Uma das beatas da Igreja de
Crateús, além de oniróloga, era devota incondicional de Padre Cícero. Decifrava
sem medo de errar os sonhos das colegas. Para uma, que sonhara com o Pe. Juvêncio
celebrando uma missa para ela, a
religiosa advinha interpretou como uma provável felicidade no lar, se ela
deixasse de bajulações com o dignissimo padre. À outra que vivia sonhando com
uma pessoa pegando uma caça, disse: você conseguirá um homem valente e forte.
Dito e feito! A amiga logo casa-se com um caçador, um velho amigo de infância.

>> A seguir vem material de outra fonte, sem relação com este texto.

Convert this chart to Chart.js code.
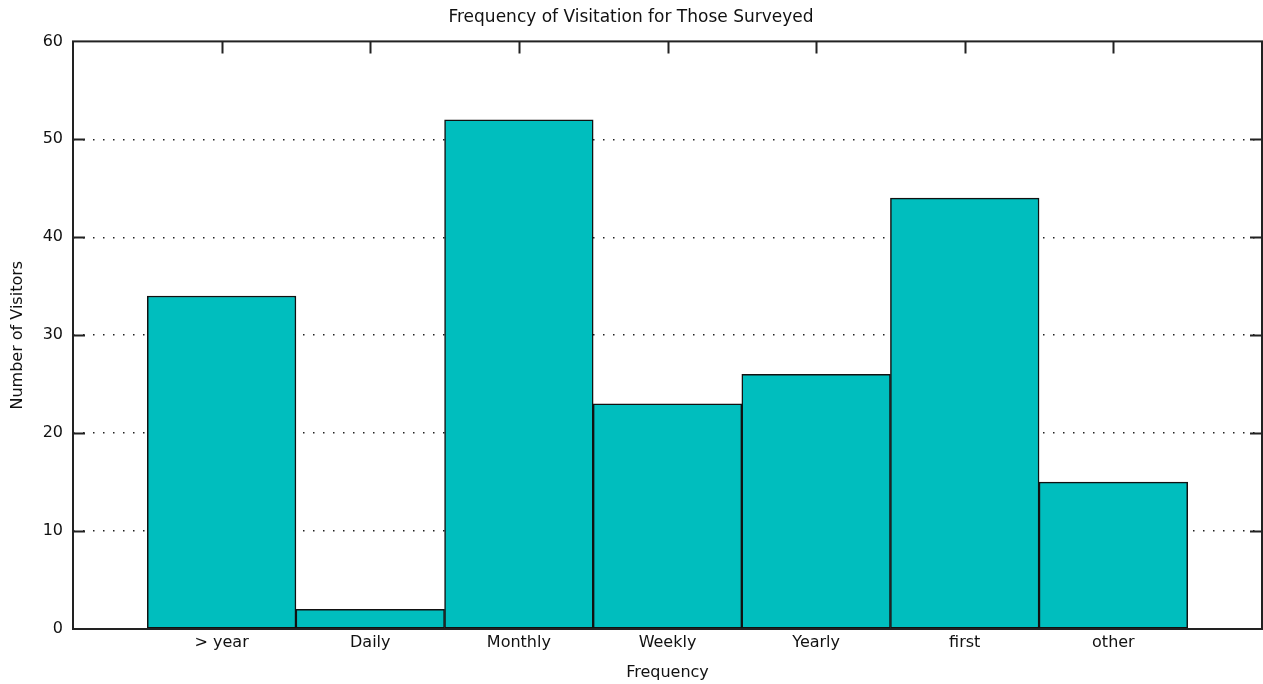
<!DOCTYPE html>
<html>
<head>
<meta charset="utf-8">
<script src="https://cdn.jsdelivr.net/npm/chart.js@4/dist/chart.umd.min.js"></script>
<style>
  html, body { margin: 0; padding: 0; background: #fff; }
  #wrap { width: 1263px; height: 684px; }
</style>
</head>
<body>
<div id="wrap"><canvas id="chart" width="1263" height="684"></canvas></div>
<script>
// empty slots at both ends keep the axis running 0..8 like the original
let categories = ["", "> year", "Daily", "Monthly", "Weekly", "Yearly", "first", "other", ""];
let visitors = [null, 34, 2, 52, 23, 26, 44, 15, null];
let yTicks = [0, 10, 20, 30, 40, 50, 60];

let fontName = "'DejaVu Sans', sans-serif";

// frame, inward tick marks on all sides
let framePlugin = {
  id: "frame",
  afterDraw: function (chart) {
    let ctx = chart.ctx;
    let a = chart.chartArea;
    let x = chart.scales.x;
    let y = chart.scales.y;
    ctx.save();
    ctx.strokeStyle = "#222";
    ctx.lineWidth = 2;
    ctx.strokeRect(a.left, a.top, a.right - a.left, a.bottom - a.top);
    ctx.beginPath();
    for (let i = 1; i < categories.length - 1; i++) {
      let px = Math.round(x.getPixelForValue(i)) + 0.5;
      ctx.moveTo(px, a.top);
      ctx.lineTo(px, a.top + 12);
    }
    yTicks.forEach(function (v) {
      if (v === 0 || v === 60) return;
      let py = Math.round(y.getPixelForValue(v)) + 0.5;
      ctx.moveTo(a.left, py);
      ctx.lineTo(a.left + 12, py);
      ctx.moveTo(a.right, py);
      ctx.lineTo(a.right - 12, py);
    });
    ctx.stroke();
    ctx.restore();
  }
};

let ctx = document.getElementById("chart").getContext("2d");
let chart = new Chart(ctx, {
  type: "bar",
  data: {
    labels: categories,
    datasets: [
      {
        label: "Number of Visitors",
        data: visitors,
        backgroundColor: "rgb(0, 190, 190)",
        borderColor: "#111",
        borderWidth: 1.5,
        borderSkipped: false,
        barPercentage: 1.0,
        categoryPercentage: 1.0,
      },
    ],
  },
  options: {
    responsive: false,
    animation: false,
    layout: { padding: { left: 0, right: 1, top: 0, bottom: 0 } },
    plugins: {
      legend: { display: false },
      tooltip: { enabled: false },
      title: {
        display: true,
        text: "Frequency of Visitation for Those Surveyed",
        color: "#111",
        font: { family: fontName, size: 17, weight: "normal" },
        padding: { top: 7, bottom: 14 },
      },
    },
    scales: {
      x: {
        offset: false,
        grid: { display: false, drawTicks: false },
        border: { display: false },
        ticks: {
          color: "#111",
          padding: 4,
          maxRotation: 0,
          autoSkip: false,
          font: { family: fontName, size: 16 },
        },
        title: {
          display: true,
          text: "Frequency",
          color: "#111",
          padding: { top: 0, bottom: 2 },
          font: { family: fontName, size: 16 },
        },
        afterFit: function (scale) {
          scale.height = 55;
          scale.paddingLeft = 0;
          scale.paddingRight = 0;
        },
      },
      y: {
        min: 0,
        max: 60,
        afterBuildTicks: function (scale) {
          scale.ticks = yTicks.map(function (v) { return { value: v }; });
        },
        grid: {
          drawTicks: false,
          color: function (c) {
            let v = c.tick ? c.tick.value : 0;
            return v === 0 || v === 60 ? "rgba(0,0,0,0)" : "#222";
          },
          lineWidth: 1.5,
        },
        border: { display: false, dash: [1.5, 8.5] },
        ticks: {
          color: "#111",
          padding: 10,
          font: { family: fontName, size: 16 },
        },
        title: {
          display: true,
          text: "Number of Visitors",
          color: "#111",
          padding: { top: 8, bottom: 0 },
          font: { family: fontName, size: 16 },
        },
        afterFit: function (scale) {
          scale.width = 73;
        },
      },
    },
  },
  plugins: [framePlugin],
});
</script>
</body>
</html>
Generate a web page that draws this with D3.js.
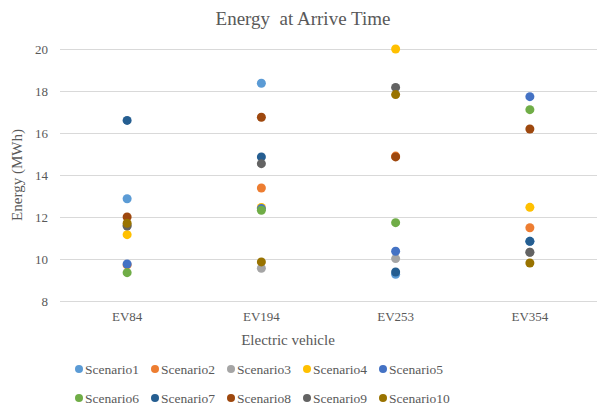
<!DOCTYPE html>
<html>
<head>
<meta charset="utf-8">
<script src="https://cdn.jsdelivr.net/npm/d3@7"></script>
<style>
  html, body { margin: 0; padding: 0; background: #fff; }
  svg { display: block; }
</style>
</head>
<body>
<svg id="chart" width="598" height="406"></svg>
<script>
// Electric vehicles on the x axis
const vehicles = ["EV84", "EV194", "EV253", "EV354"];

// Energy at arrival (MWh) per scenario, one value per vehicle
const scenario1  = [12.87, 18.37, 9.27, 10.84];
const scenario2  = [9.72, 13.38, 14.9, 11.49];
const scenario3  = [11.6, 9.56, 10.02, 10.32];
const scenario4  = [11.16, 12.45, 20.0, 12.46];
const scenario5  = [9.76, 12.4, 10.37, 17.73];
const scenario6  = [9.35, 12.32, 11.73, 17.11];
const scenario7  = [16.6, 14.86, 9.38, 10.84];
const scenario8  = [12.0, 16.75, 14.86, 16.19];
const scenario9  = [11.57, 14.54, 18.17, 10.32];
const scenario10 = [11.7, 9.86, 17.83, 9.81];

const seriesNames = ["Scenario1", "Scenario2", "Scenario3", "Scenario4", "Scenario5",
                     "Scenario6", "Scenario7", "Scenario8", "Scenario9", "Scenario10"];
const seriesValues = [scenario1, scenario2, scenario3, scenario4, scenario5,
                      scenario6, scenario7, scenario8, scenario9, scenario10];
const seriesColors = ["#5B9BD5", "#ED7D31", "#A5A5A5", "#FFC000", "#4472C4",
                      "#70AD47", "#255E91", "#9E480E", "#636363", "#997300"];

const yTicks = [8, 10, 12, 14, 16, 18, 20];

const FONT = "'Liberation Serif', 'Times New Roman', serif";
const TEXT_COLOR = "#595959";

const svg = d3.select("#chart");
const plot = { left: 60, right: 597, top: 49, bottom: 301 };

const x = d3.scaleBand().domain(vehicles).range([plot.left, plot.right]);
const y = d3.scaleLinear().domain([8, 20]).range([plot.bottom, plot.top]);

// Title
svg.append("text")
  .attr("x", 303).attr("y", 25)
  .attr("text-anchor", "middle")
  .attr("xml:space", "preserve")
  .style("white-space", "pre")
  .style("font-family", FONT)
  .style("font-size", "19px")
  .style("fill", TEXT_COLOR)
  .text("Energy  at Arrive Time");

// Horizontal gridlines and y tick labels
const yAxis = d3.axisLeft(y).tickValues(yTicks).tickSize(-(plot.right - plot.left)).tickPadding(12);
const gy = svg.append("g").attr("transform", `translate(${plot.left},0)`).call(yAxis);
gy.select(".domain").remove();
gy.selectAll(".tick line").attr("stroke", "#D9D9D9").attr("stroke-width", 1);
gy.selectAll(".tick text")
  .style("font-size", "13px")
  .style("font-family", FONT)
  .style("fill", TEXT_COLOR);

// Category axis labels
const xAxis = d3.axisBottom(x).tickSize(0).tickPadding(11);
const gx = svg.append("g").attr("transform", `translate(0,${plot.bottom})`).call(xAxis);
gx.select(".domain").remove();
gx.selectAll(".tick text")
  .style("font-size", "13px")
  .style("font-family", FONT)
  .style("fill", TEXT_COLOR);

// Axis titles
svg.append("text")
  .attr("x", 288).attr("y", 345)
  .attr("text-anchor", "middle")
  .style("font-family", FONT)
  .style("font-size", "15px")
  .style("fill", TEXT_COLOR)
  .text("Electric vehicle");

svg.append("text")
  .attr("transform", `translate(22,${(plot.top + plot.bottom) / 2}) rotate(-90)`)
  .attr("text-anchor", "middle")
  .style("font-family", FONT)
  .style("font-size", "15px")
  .style("fill", TEXT_COLOR)
  .text("Energy (MWh)");

// Scatter points, later scenarios drawn on top
seriesValues.forEach((vals, i) => {
  svg.append("g")
    .selectAll("circle")
    .data(vals)
    .join("circle")
    .attr("cx", (d, j) => x(vehicles[j]) + x.bandwidth() / 2)
    .attr("cy", d => y(d))
    .attr("r", 4.5)
    .attr("fill", seriesColors[i]);
});

// Legend in two rows of five
const legend = svg.append("g");
seriesNames.forEach((name, i) => {
  const row = Math.floor(i / 5), col = i % 5;
  const lx = 79 + col * 76, ly = 369 + row * 29;
  const item = legend.append("g").attr("transform", `translate(${lx},${ly})`);
  item.append("circle").attr("r", 4).attr("fill", seriesColors[i]);
  item.append("text")
    .attr("x", 6).attr("y", 4.5)
    .style("font-family", FONT)
    .style("font-size", "13.5px")
    .style("fill", TEXT_COLOR)
    .text(name);
});
</script>
</body>
</html>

Naquela noite, de um invernoso
fevereiro, foi ela mesma que sonhou: O Padre Cícero lhe chega ao pé do ouvido e
confessa baixinho: “Cratéus está com seus dias contados! Fujam depressa, pois
tudo será destruido pelas águas caudalosas e barrentas do poti!” Acorda assombrada e alardeia o mundo. Depois
de uma madrugada chuvosa e o rio avolumando-se,
as colegas se dispõem a espalhar a notícia pela cidade inteira. O
desespero já toma conta de muitos e alguém ainda nota uma fenda na estátua do
Cristo Redentor. Outro, com memória de prontidão, recorda a profecia do capichunho Frei Vidal
da Penha a dizer: o patamar da Igreja vai ser uma cama de monstros marinhos e
só escapará quem ficar à 8 léguas, rio acima ou arribar de vez com a família
toda. O senhor João Batista de Sá fez questão de não deixar nem saudades! Uma pandegas foi lentamente se incorporando,
tomando feições de incontido alvoroço e necessitou da intervenção, na missa
noturna, do agil e inteligente Padre Juvêncio:
- Meus queridos amigos e amigas,
crateuenses fiéis, ouçam-me bem! Comecou o sermão com uma voz intensa, rouca
que saía de um rosto com feições helénicas, num perfil alto e garboso que
arrebatava os ouvintes. - Sonhar é próprio do ser humano! Sem sonhos a vida não
tem brilho e às vezes, às vezes... Quero que me entendam direitinho, por isso estou
repitindo, somente às vezes, estes sonhos são mensagens divinas! E continua com uma voz firme: - Saibam que
não é dia, nem hora de divinais mensagens de sonhos em nosso meio, mesmo porque
o Pe. Cícero ainda tem muito que fazer em Juazeiro. Acalmem-se! Tirem esse medo
de seus corações! O Rio Poti terá uma cheia normal e escoará tranquilo para o
mar! Rezemos para que as nossas safras não sejam prejudicadas e tenhamos boas
colheitas.
Foi alívio geral, no pavor e nas
apreensões mentais dos fiéis, ali presentes.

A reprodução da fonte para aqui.